Roy: Obviously, it is critical to know these requirements as early in the design process as possible. Generally, looking at the design holistically and understanding the commonalities and differences of the flexible spaces and their design impact allows designing a more generic design in some cases and a more specific design solution in others, depending on the balance of commonalities and differences. We typically combine dining rooms and gymnasium-type multipurpose spaces because they are seldom used fully loaded concurrently and the ventilation loads are similar, allowing the common system to serve both.

Najafi: As engineers, we advocate for smart engineering design choices early in the design process. This means that we work closely with the architect and owner to understand individual space usage within the building, building schedules, design approach, capability of owner’s maintenance staff, owner requirements, and so forth. Understanding the intricacies of how each individual space will be used and the scheduled of use prior to ever submitting a schematic design is a huge part of this. With this kind of information, the MEP systems can be integrated into the architectural design very early on to provide systems that work with the building instead of against it.

Many schools are used as mixed-use spaces where the community has access to the spaces both after hours and during the summer months—and when it comes to schools, no two schools are alike and no two spaces within a school are alike. Understanding how a school is going to be used throughout the year is important if we are going to work modularity and flexibility into the mechanical systems.

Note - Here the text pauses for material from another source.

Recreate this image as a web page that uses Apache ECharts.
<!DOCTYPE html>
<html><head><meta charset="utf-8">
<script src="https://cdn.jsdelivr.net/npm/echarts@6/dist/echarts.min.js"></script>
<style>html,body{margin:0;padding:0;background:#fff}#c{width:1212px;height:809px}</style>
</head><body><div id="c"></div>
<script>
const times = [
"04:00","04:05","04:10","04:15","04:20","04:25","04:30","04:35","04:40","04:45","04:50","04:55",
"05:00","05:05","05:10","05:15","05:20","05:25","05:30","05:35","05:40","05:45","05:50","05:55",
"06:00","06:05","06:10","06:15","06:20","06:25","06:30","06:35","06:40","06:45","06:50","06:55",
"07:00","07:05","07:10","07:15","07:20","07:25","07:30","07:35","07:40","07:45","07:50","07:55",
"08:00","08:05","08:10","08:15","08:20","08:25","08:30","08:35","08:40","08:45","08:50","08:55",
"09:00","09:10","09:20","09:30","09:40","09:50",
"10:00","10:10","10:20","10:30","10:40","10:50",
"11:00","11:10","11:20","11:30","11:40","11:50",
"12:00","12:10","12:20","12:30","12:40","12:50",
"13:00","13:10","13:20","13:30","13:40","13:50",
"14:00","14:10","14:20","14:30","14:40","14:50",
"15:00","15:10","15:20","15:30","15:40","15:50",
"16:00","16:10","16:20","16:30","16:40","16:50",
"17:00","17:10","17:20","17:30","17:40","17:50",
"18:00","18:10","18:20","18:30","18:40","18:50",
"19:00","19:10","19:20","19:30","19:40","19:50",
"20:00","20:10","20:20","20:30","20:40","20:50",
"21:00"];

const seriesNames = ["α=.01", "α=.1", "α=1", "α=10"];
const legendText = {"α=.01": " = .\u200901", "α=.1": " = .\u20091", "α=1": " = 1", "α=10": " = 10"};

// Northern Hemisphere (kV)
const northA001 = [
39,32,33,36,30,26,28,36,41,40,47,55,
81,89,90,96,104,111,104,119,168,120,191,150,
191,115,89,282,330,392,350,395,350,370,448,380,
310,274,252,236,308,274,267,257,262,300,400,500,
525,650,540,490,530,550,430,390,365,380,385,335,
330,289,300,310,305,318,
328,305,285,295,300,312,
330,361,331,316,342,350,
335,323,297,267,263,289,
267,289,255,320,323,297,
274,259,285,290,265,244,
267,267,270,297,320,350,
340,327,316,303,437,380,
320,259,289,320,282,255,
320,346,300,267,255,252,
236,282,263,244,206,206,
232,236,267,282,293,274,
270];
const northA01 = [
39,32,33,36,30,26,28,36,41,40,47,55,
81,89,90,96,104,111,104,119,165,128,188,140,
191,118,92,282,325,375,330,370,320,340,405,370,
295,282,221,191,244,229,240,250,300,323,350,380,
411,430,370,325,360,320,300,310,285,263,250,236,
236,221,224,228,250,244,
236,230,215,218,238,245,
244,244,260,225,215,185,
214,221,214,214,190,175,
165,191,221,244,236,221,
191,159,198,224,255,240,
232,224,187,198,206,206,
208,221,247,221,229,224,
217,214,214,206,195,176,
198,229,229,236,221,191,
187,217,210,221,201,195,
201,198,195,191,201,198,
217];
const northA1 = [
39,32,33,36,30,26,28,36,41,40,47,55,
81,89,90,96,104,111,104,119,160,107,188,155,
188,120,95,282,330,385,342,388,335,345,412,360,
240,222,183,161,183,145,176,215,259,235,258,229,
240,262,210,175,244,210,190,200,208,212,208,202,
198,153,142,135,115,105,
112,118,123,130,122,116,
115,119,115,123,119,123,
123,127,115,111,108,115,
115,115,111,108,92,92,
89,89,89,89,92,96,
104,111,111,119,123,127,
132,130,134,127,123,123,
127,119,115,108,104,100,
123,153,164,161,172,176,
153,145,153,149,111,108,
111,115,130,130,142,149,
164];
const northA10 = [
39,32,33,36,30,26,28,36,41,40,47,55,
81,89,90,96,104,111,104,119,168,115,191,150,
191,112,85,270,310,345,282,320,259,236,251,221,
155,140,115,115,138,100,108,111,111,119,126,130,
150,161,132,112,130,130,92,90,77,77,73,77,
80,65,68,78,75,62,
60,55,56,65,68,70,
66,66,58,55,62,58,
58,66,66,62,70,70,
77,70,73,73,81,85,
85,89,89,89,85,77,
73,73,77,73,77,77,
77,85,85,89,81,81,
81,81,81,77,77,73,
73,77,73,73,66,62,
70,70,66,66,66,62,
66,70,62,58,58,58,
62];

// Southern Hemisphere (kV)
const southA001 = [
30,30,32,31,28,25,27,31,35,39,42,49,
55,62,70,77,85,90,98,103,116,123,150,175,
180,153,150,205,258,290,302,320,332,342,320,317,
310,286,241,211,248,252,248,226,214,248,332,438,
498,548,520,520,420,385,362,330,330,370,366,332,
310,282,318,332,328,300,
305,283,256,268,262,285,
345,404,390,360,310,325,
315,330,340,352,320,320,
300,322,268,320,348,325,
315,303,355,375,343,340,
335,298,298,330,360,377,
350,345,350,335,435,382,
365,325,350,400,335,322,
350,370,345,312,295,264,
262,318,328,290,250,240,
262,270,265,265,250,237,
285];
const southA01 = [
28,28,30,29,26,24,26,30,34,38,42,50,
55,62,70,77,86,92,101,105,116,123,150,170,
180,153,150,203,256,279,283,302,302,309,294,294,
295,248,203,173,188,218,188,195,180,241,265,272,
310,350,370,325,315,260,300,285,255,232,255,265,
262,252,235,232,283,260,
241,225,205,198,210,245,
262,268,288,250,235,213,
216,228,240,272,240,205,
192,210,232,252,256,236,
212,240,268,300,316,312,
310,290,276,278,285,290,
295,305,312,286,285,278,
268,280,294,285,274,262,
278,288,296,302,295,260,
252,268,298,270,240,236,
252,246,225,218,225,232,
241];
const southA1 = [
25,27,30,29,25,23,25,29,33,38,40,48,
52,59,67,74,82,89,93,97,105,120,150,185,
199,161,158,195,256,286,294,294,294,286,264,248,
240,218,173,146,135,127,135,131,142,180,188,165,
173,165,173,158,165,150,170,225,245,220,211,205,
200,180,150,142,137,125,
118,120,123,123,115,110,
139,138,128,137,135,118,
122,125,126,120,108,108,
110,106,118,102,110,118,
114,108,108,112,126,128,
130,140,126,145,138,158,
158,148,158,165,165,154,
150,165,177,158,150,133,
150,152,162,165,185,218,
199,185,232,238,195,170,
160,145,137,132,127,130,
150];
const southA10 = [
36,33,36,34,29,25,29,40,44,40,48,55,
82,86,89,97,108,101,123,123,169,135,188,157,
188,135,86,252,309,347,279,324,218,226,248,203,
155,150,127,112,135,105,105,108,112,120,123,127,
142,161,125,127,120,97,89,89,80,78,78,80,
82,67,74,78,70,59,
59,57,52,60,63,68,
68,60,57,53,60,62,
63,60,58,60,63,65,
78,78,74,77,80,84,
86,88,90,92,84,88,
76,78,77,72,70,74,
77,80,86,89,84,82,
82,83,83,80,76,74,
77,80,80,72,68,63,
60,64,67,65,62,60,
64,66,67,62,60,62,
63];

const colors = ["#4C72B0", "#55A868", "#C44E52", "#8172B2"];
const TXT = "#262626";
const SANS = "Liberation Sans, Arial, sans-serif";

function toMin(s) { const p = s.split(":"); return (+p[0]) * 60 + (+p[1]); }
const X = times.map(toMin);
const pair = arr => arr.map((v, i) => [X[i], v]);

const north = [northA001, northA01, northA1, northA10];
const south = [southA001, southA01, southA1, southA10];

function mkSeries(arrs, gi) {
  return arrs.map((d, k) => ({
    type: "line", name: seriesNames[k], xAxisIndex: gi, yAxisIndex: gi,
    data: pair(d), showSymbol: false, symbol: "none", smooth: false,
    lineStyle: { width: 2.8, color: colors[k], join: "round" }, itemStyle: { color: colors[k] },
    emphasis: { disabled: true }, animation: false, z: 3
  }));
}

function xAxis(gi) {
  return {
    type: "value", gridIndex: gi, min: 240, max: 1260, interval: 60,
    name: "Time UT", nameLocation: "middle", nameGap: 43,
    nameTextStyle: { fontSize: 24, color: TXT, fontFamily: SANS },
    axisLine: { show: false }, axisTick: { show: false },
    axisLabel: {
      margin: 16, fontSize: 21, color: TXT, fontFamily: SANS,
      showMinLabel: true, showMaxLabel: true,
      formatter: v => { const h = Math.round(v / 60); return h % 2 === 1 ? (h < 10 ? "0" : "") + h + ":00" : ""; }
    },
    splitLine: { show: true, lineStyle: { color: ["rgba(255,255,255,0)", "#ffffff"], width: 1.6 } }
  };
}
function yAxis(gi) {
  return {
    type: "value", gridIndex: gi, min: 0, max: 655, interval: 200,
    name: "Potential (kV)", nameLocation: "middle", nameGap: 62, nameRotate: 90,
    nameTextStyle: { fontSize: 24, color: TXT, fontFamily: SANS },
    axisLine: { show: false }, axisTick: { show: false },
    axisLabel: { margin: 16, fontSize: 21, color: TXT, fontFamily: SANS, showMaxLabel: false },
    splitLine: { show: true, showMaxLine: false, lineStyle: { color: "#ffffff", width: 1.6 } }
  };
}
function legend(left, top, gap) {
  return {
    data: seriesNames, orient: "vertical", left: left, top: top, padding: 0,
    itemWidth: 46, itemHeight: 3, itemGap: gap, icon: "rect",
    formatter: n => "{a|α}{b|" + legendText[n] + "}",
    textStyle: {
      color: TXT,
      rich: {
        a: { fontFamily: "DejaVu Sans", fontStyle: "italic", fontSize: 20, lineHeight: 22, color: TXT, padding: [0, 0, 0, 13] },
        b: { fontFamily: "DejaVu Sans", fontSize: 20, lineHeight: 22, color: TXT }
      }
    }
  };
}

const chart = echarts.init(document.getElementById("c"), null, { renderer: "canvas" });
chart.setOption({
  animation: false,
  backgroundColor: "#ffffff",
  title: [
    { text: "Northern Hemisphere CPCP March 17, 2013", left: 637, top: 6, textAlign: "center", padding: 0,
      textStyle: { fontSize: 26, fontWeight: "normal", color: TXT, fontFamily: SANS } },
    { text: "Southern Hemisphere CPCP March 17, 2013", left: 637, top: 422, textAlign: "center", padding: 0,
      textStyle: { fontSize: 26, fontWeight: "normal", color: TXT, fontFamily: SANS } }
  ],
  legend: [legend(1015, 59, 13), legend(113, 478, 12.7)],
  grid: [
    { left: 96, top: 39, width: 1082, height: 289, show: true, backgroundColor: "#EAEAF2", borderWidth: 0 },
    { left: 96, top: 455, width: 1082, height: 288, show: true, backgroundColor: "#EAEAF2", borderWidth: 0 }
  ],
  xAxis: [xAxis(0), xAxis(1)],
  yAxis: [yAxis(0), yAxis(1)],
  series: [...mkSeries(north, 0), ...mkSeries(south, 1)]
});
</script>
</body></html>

If, for example, only 20% of the school is being used, the base building systems need to reduce to 20% of the load to realize energy savings. When using geothermal and water source systems, we need to have enough pumps with variable frequency drives (VFDs) to provide appropriate turn-down on the water side. With air-cooled systems such as packaged rooftop units for gymnasium spaces, we often need to provide single zone variable air volume systems with demand control ventilation so that the system functions appropriately when the space is in full use, but can also reduce their energy use when the spaces are not fully occupied. An intricate and early understanding of the building gives us the ability to design systems with modularity and flexibility to meet the ever-changing demands of a K-12 school.

Oathout: The requirement for flexible spaces that differ from traditional classrooms is a growing trend in K-12 facilities. Communication with the users and the full design team is the key. DLR Group uses an integrated design process that includes the engineering teams very early in the process so expectation from the users can defined and developed well in advance of the detailed design. Once the use of a space use is understood, an efficient, flexible, and robust system can be selected that will likely be different than what was designed 20 years ago.